Elk van die banden heeft voor zo’n tripje ongeveer 22 jaar nodig. Zodra hij halverwege is, verschijnt aan de noordkant en zuidkant een volgende band met tegengestelde lading die aan dezelfde reis begint. Elke grofweg elf jaar komen twee van die banden, vanuit het noorden en zuiden, boven de evenaar van de zon samen en doven elkaar, zodra ze elkaar ontmoeten, geleidelijk uit. Dit wordt door de wetenschappers een ‘terminator event’ genoemd. Nu is de ene terminator de andere niet. Soms gaan de banden boven de evenaar wat treuzelen en laat de terminator wat langer op zich wachten.

De onderzoekers hebben nu uitgevonden dat, hoe groter de tijdspanne tussen twee opeenvolgende terminators is, hoe zwakker de zonnevlekkencyclus zal zijn die erop volgt. Tussen de twee terminators die aan cyclus 24 voorafgingen zat ruim 13 jaar. De cyclus die zou volgen, moest dan ook een relatief zwakke en vlakke zijn. En dat is met cyclus 24 ook gebeurd. Tussen de twee terminators die aan de nu net begonnen cyclus 25 vooraf zijn gegaan, zat maar krap 10 jaar, zo hebben de onderzoekers uitgevonden. De cyclus die nu volgt zou dus juist een sterke moeten zijn, is hun redenering. En zo zijn ze tot de verwachting gekomen die ze eind 2020 hebben gepresenteerd.

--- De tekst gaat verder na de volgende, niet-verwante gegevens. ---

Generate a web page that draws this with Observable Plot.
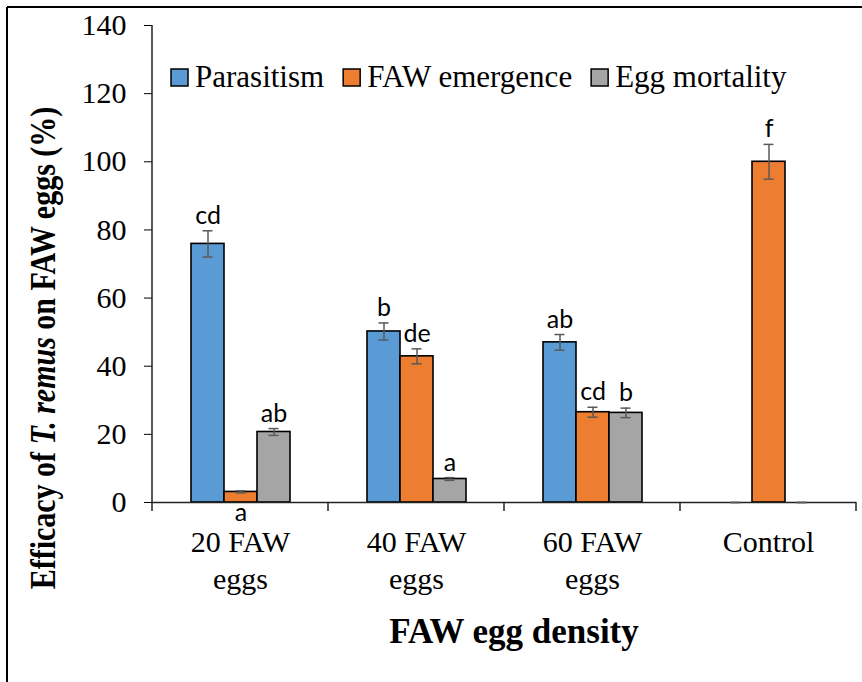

Inmiddels zijn dus ook andere verwachtingen naar boven bijgesteld. Dat betekent dat we, tot het volgende zonnevlekkenmaximum (dat in juli 2025 wordt verwacht) aan het oppervlak van de zon steeds vaker zonnevlekken zullen zien. Als de bijbehorende uitbarstingen sterk genoeg zijn en de eruit voorkomende elektronenwolken op de aarde zijn gericht, zal het dan ook in Nederland onder meer vaker tot noorderlicht kunnen komen.